** Begin Rows **

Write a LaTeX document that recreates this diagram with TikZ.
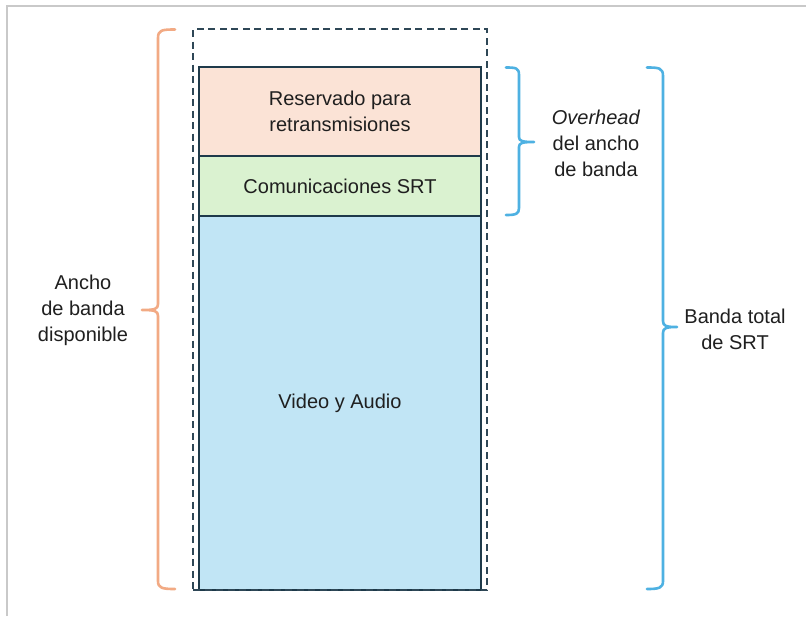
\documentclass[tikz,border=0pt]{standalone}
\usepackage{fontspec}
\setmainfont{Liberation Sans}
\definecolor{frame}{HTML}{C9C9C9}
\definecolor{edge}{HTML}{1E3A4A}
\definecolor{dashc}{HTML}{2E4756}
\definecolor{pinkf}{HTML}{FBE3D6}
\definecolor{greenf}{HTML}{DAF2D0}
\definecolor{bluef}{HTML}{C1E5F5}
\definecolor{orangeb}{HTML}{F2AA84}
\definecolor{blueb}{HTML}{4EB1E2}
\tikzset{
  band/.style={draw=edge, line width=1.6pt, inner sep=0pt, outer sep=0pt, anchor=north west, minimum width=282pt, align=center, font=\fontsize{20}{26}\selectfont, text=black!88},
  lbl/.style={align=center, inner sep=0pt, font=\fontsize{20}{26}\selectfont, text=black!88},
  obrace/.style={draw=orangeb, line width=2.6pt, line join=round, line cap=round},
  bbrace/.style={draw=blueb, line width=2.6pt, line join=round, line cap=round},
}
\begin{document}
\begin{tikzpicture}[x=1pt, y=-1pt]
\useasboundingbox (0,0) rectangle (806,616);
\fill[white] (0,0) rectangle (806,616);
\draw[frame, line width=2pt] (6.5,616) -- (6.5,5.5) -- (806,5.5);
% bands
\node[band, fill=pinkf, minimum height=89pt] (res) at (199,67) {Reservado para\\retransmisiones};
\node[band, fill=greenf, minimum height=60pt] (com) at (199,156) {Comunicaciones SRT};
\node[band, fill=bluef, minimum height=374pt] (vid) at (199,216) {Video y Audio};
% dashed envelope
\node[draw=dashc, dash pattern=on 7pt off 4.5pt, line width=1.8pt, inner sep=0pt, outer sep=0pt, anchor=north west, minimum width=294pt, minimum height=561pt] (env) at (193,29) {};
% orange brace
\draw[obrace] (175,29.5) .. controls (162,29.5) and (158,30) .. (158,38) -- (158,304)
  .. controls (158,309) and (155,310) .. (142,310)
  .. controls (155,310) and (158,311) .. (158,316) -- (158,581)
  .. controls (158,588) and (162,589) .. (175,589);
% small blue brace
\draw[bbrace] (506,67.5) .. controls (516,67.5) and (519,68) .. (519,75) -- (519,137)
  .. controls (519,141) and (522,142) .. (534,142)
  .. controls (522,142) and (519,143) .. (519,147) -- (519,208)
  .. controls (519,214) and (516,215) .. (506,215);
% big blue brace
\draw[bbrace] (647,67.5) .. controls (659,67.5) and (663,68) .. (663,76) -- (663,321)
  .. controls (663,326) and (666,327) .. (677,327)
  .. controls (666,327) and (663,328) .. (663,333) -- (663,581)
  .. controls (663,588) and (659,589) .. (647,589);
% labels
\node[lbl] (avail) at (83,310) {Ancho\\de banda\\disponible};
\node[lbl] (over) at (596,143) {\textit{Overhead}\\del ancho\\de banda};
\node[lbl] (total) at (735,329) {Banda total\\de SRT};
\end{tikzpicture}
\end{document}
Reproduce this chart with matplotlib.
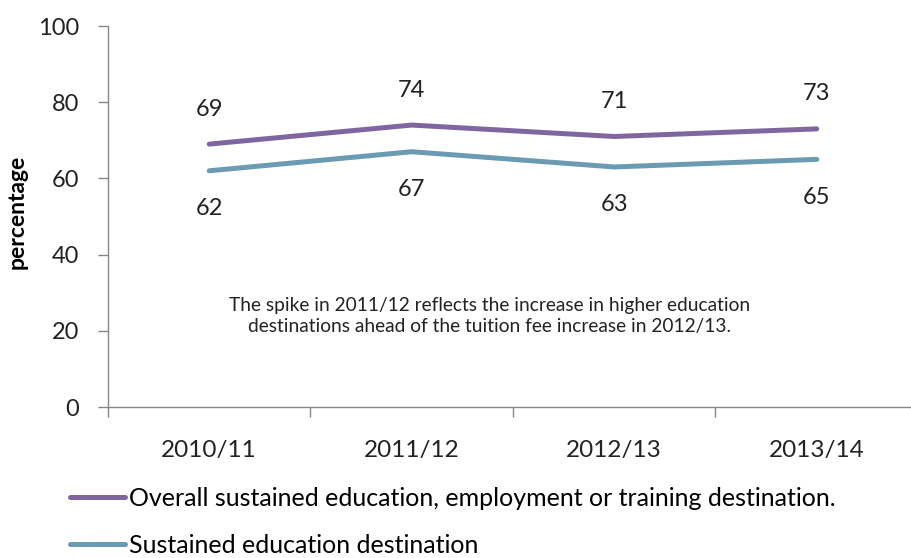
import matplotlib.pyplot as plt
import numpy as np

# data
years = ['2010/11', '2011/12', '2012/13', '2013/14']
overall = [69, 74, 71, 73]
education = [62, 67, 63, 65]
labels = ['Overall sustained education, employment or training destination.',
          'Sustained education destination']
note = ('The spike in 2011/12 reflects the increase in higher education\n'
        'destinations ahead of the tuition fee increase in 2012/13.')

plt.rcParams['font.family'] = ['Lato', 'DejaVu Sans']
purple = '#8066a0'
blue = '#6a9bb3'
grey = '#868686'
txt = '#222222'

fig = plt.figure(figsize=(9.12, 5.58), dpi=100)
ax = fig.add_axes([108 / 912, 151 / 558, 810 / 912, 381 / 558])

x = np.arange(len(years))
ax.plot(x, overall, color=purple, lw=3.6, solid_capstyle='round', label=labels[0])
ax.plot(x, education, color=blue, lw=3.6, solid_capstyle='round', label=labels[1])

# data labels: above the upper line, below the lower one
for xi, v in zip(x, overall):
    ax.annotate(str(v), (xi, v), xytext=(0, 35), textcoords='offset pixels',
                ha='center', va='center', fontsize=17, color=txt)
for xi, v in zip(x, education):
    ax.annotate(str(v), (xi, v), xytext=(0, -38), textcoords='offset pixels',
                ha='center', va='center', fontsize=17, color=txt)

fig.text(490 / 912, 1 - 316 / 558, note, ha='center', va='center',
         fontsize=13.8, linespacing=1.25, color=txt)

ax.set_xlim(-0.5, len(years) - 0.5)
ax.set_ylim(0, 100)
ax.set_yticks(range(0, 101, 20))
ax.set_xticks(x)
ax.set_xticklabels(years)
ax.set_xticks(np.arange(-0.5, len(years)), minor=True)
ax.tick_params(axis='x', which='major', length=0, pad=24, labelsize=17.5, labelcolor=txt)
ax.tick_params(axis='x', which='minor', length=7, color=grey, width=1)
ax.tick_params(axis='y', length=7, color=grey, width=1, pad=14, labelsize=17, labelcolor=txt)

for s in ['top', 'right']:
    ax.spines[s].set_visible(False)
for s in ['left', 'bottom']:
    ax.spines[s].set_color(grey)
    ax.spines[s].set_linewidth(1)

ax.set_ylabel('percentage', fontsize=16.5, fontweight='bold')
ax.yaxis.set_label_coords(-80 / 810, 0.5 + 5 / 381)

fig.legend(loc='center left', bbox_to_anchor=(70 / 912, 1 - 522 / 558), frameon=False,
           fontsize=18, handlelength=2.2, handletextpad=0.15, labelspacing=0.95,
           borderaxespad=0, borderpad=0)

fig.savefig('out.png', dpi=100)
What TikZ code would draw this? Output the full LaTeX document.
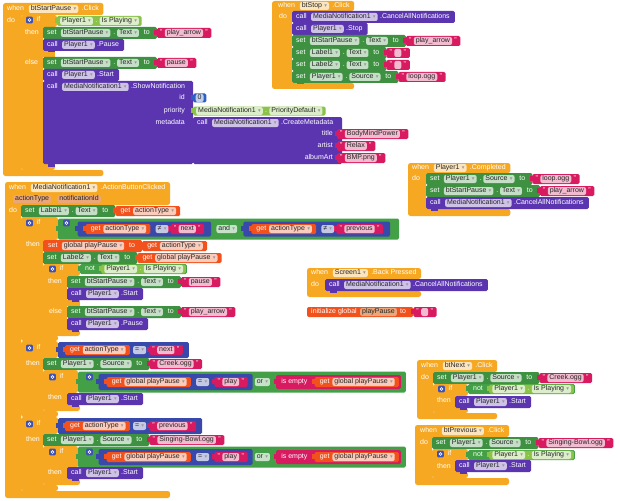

** End Rows **

== Request ==
Write every entry out again exactly, dropping the pictures.

== Answer in full ==
Write a LaTeX document that recreates this diagram with TikZ.
\documentclass[tikz,border=0pt]{standalone}
\usepackage{fontspec}
\setmainfont{Liberation Sans}
\definecolor{frame}{HTML}{C9C9C9}
\definecolor{edge}{HTML}{1E3A4A}
\definecolor{dashc}{HTML}{2E4756}
\definecolor{pinkf}{HTML}{FBE3D6}
\definecolor{greenf}{HTML}{DAF2D0}
\definecolor{bluef}{HTML}{C1E5F5}
\definecolor{orangeb}{HTML}{F2AA84}
\definecolor{blueb}{HTML}{4EB1E2}
\tikzset{
  band/.style={draw=edge, line width=1.6pt, inner sep=0pt, outer sep=0pt, anchor=north west, minimum width=282pt, align=center, font=\fontsize{20}{26}\selectfont, text=black!88},
  lbl/.style={align=center, inner sep=0pt, font=\fontsize{20}{26}\selectfont, text=black!88},
  obrace/.style={draw=orangeb, line width=2.6pt, line join=round, line cap=round},
  bbrace/.style={draw=blueb, line width=2.6pt, line join=round, line cap=round},
}
\begin{document}
\begin{tikzpicture}[x=1pt, y=-1pt]
\useasboundingbox (0,0) rectangle (806,616);
\fill[white] (0,0) rectangle (806,616);
\draw[frame, line width=2pt] (6.5,616) -- (6.5,5.5) -- (806,5.5);
% bands
\node[band, fill=pinkf, minimum height=89pt] (res) at (199,67) {Reservado para\\retransmisiones};
\node[band, fill=greenf, minimum height=60pt] (com) at (199,156) {Comunicaciones SRT};
\node[band, fill=bluef, minimum height=374pt] (vid) at (199,216) {Video y Audio};
% dashed envelope
\node[draw=dashc, dash pattern=on 7pt off 4.5pt, line width=1.8pt, inner sep=0pt, outer sep=0pt, anchor=north west, minimum width=294pt, minimum height=561pt] (env) at (193,29) {};
% orange brace
\draw[obrace] (175,29.5) .. controls (162,29.5) and (158,30) .. (158,38) -- (158,304)
  .. controls (158,309) and (155,310) .. (142,310)
  .. controls (155,310) and (158,311) .. (158,316) -- (158,581)
  .. controls (158,588) and (162,589) .. (175,589);
% small blue brace
\draw[bbrace] (506,67.5) .. controls (516,67.5) and (519,68) .. (519,75) -- (519,137)
  .. controls (519,141) and (522,142) .. (534,142)
  .. controls (522,142) and (519,143) .. (519,147) -- (519,208)
  .. controls (519,214) and (516,215) .. (506,215);
% big blue brace
\draw[bbrace] (647,67.5) .. controls (659,67.5) and (663,68) .. (663,76) -- (663,321)
  .. controls (663,326) and (666,327) .. (677,327)
  .. controls (666,327) and (663,328) .. (663,333) -- (663,581)
  .. controls (663,588) and (659,589) .. (647,589);
% labels
\node[lbl] (avail) at (83,310) {Ancho\\de banda\\disponible};
\node[lbl] (over) at (596,143) {\textit{Overhead}\\del ancho\\de banda};
\node[lbl] (total) at (735,329) {Banda total\\de SRT};
\end{tikzpicture}
\end{document}
Reproduce this chart with matplotlib.
import matplotlib.pyplot as plt
import numpy as np

# data
years = ['2010/11', '2011/12', '2012/13', '2013/14']
overall = [69, 74, 71, 73]
education = [62, 67, 63, 65]
labels = ['Overall sustained education, employment or training destination.',
          'Sustained education destination']
note = ('The spike in 2011/12 reflects the increase in higher education\n'
        'destinations ahead of the tuition fee increase in 2012/13.')

plt.rcParams['font.family'] = ['Lato', 'DejaVu Sans']
purple = '#8066a0'
blue = '#6a9bb3'
grey = '#868686'
txt = '#222222'

fig = plt.figure(figsize=(9.12, 5.58), dpi=100)
ax = fig.add_axes([108 / 912, 151 / 558, 810 / 912, 381 / 558])

x = np.arange(len(years))
ax.plot(x, overall, color=purple, lw=3.6, solid_capstyle='round', label=labels[0])
ax.plot(x, education, color=blue, lw=3.6, solid_capstyle='round', label=labels[1])

# data labels: above the upper line, below the lower one
for xi, v in zip(x, overall):
    ax.annotate(str(v), (xi, v), xytext=(0, 35), textcoords='offset pixels',
                ha='center', va='center', fontsize=17, color=txt)
for xi, v in zip(x, education):
    ax.annotate(str(v), (xi, v), xytext=(0, -38), textcoords='offset pixels',
                ha='center', va='center', fontsize=17, color=txt)

fig.text(490 / 912, 1 - 316 / 558, note, ha='center', va='center',
         fontsize=13.8, linespacing=1.25, color=txt)

ax.set_xlim(-0.5, len(years) - 0.5)
ax.set_ylim(0, 100)
ax.set_yticks(range(0, 101, 20))
ax.set_xticks(x)
ax.set_xticklabels(years)
ax.set_xticks(np.arange(-0.5, len(years)), minor=True)
ax.tick_params(axis='x', which='major', length=0, pad=24, labelsize=17.5, labelcolor=txt)
ax.tick_params(axis='x', which='minor', length=7, color=grey, width=1)
ax.tick_params(axis='y', length=7, color=grey, width=1, pad=14, labelsize=17, labelcolor=txt)

for s in ['top', 'right']:
    ax.spines[s].set_visible(False)
for s in ['left', 'bottom']:
    ax.spines[s].set_color(grey)
    ax.spines[s].set_linewidth(1)

ax.set_ylabel('percentage', fontsize=16.5, fontweight='bold')
ax.yaxis.set_label_coords(-80 / 810, 0.5 + 5 / 381)

fig.legend(loc='center left', bbox_to_anchor=(70 / 912, 1 - 522 / 558), frameon=False,
           fontsize=18, handlelength=2.2, handletextpad=0.15, labelspacing=0.95,
           borderaxespad=0, borderpad=0)

fig.savefig('out.png', dpi=100)
What TikZ code would draw this? Output the full LaTeX document.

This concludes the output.